From: william (WILLIAMA)29 Jun 2017 17:23
To: Manthorp 15 of 19
It was more than I wanted to pay at just over £70. That said, if you have a couple of GB to recover from a folder or a USB stick or whatever, then it's free. They're very keen on special offers so it will probably be available for £9.95 in a week or so. 

It got back all my daughters photos from when she was a teenager right through University, including her year at Rennes University. There are photos she took with my parents who are both dead now and loads of events. I'd have been a bit of a bastard not to pay.

Incidentally, this is the second bit of software I've bought online in the last couple of weeks where the GB Pound price is higher than the US Dollar price.
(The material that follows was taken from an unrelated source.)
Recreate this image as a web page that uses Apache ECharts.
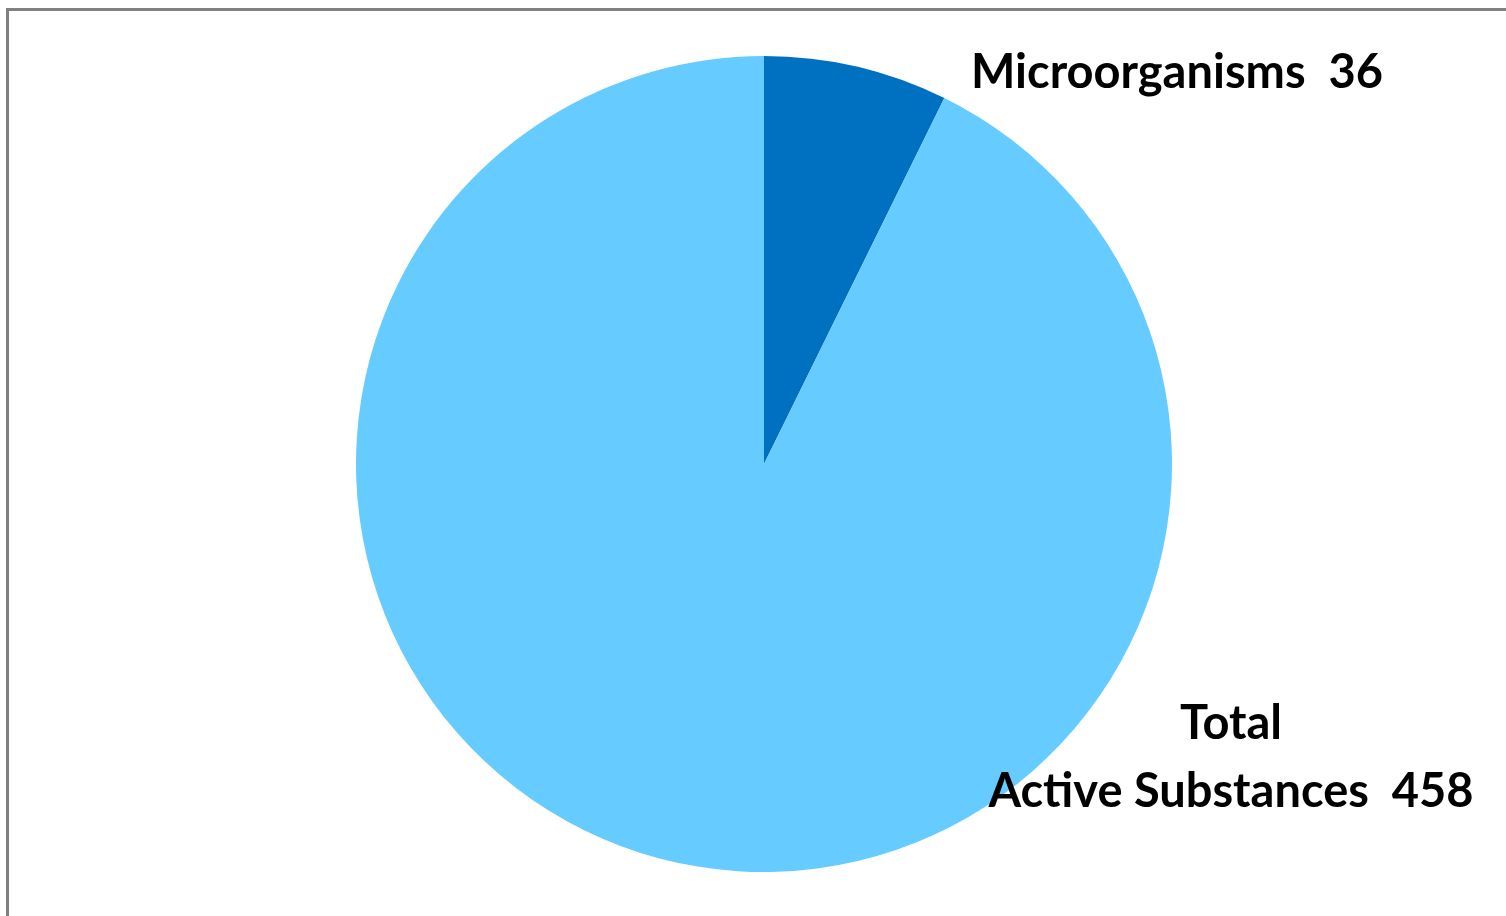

Thanks Brexit!
From: Chris (CHRISSS)29 Jun 2017 18:52
To: william (WILLIAMA) 16 of 19
Don't know how it compares but I always use GetDataBack for recovering stuff. Not free though.
From: graphitone30 Jun 2017 16:22
To: william (WILLIAMA) 17 of 19
Have you done the questionnaire yet? :J

I appreciate this is locking the proverbial horse after a door's bolted, but for future reference we've had pretty good results with Stellar Data Recovery's products. They've expanded their wares a bit since we bought their exchange recovery stuff, so can't comment on the new products, but if they work as well as it did when we needed to restore a mailbox from a deprecated raid array from an Exchange 2000 box, then it gets a thumbs up.
From: william (WILLIAMA) 1 Jul 2017 09:49
To: graphitone 18 of 19
Yes. I made it clear that they had caused distress and problems.

 
From: Peter (BOUGHTONP) 2 Jul 2017 21:57
To: william (WILLIAMA) 19 of 19
> but since she's getting all her money from me at the moment it seems a bit circular.

If it were me, I'd still do an itemised bill - making the point so she understands and values both backups and your cleaning up after her.